In this new building, as in those earlier examples, the grand entrance, punctiliously centered, is announced by a soaring two-story arch with a mullioned window on the second floor. Flanking the entrance at the ends on either side are two slightly narrower arches of a similar height.

I believe that a further echo of 15 Central Park West can be seen in the handling of the building’s summit, which, starting at the 14th floor, becomes decidedly more varied — and, in a slightly hesitant way, more experimental in its use of volumes, including balconies, recessions and beveled corners. In this respect it resembles the top floors of the taller, recessed half of 15 Central Park West that aligns Broadway, with the key difference that it avoids the jarring asymmetries that mar the summit of that building.

However, a key difference between 135 East 79th and its aesthetic antecedents on the Upper East and Upper West sides of Manhattan is that, whereas they occupy either an entire block or a corner of their own blocks, this newcomer is a mid-block building.

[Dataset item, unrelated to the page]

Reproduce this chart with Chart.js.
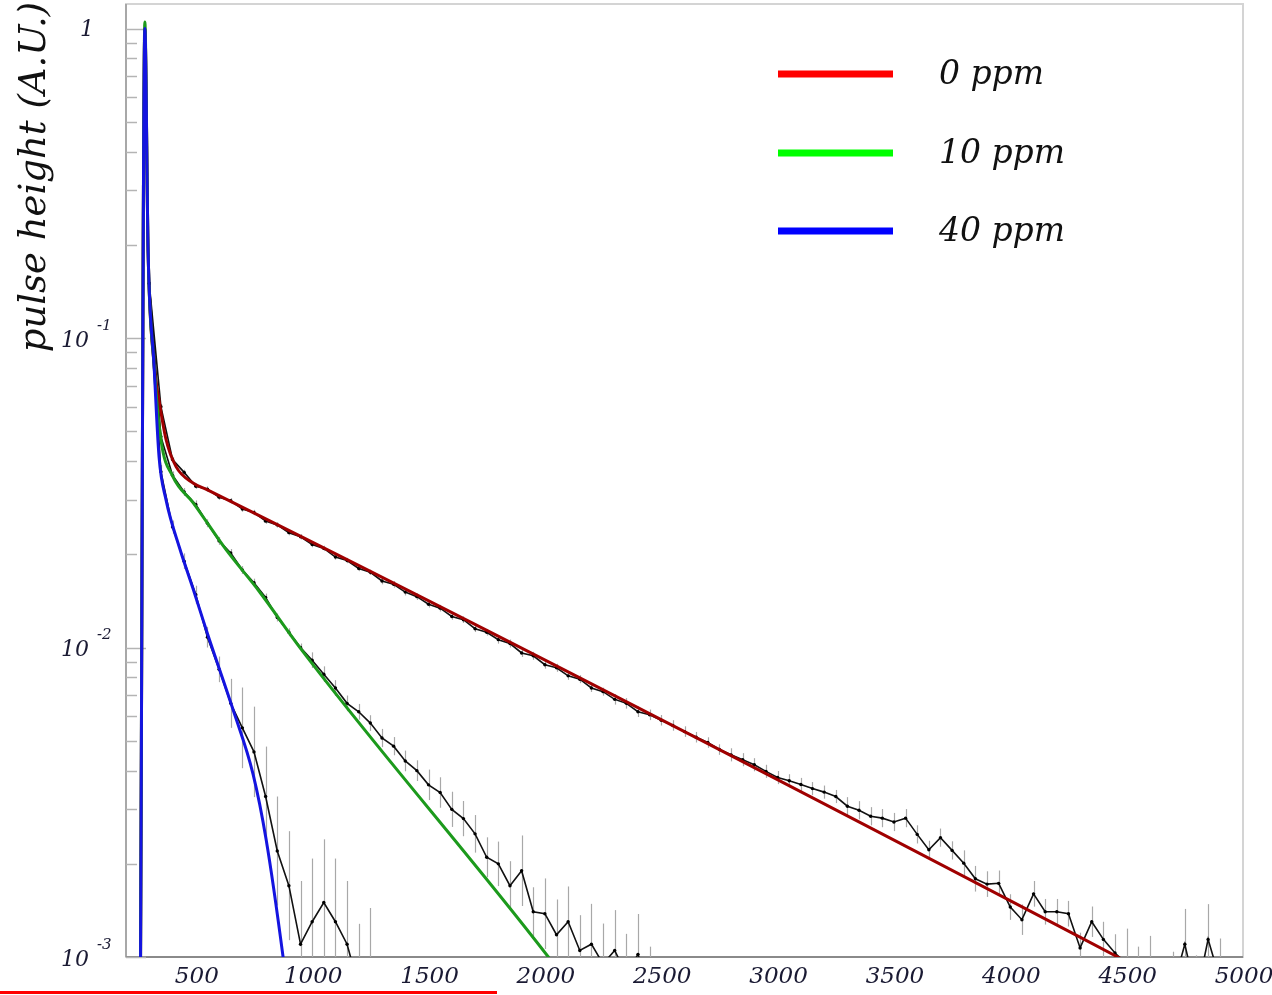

As such, it must address issues of compatibility that are not present — or that are less present — in the others.

Specifically, it has Georgian structures on either side: the 15-story 139 East 79th to the east and a townhouse two plots wide at 123 East 79th Street to the west — both brick with limestone accents.

Although the new arrival is of a slightly different palette, it fits in perfectly with its neighbors because of the general similarity of its architectural language, certainly in comparison with the now-demolished Hunter College building. For example, the stone accents at street level rise to the base of the third floor, where they are perfectly flush with the similar articulation of 139 East 79th Street. The effect is entirely graceful and harmonious.

As a consequence of this building’s projected completion in less than a year, East 79th Street will look decidedly better than it ever has before, especially when one factors in the recent completion of two other condo buildings: 300 East 79th Street and 200 East 79th Street, at the southeast corners of Second and Third avenues.

In the meantime, the Hunter School of Social Work — now known as the Lois V. and Samuel J. Silberman School of Social Work at Hunter College — has relocated to Third Avenue between 118th and 119th streets, where it inhabits a slightly more contextual building designed by Cooper, Robertson & Partners.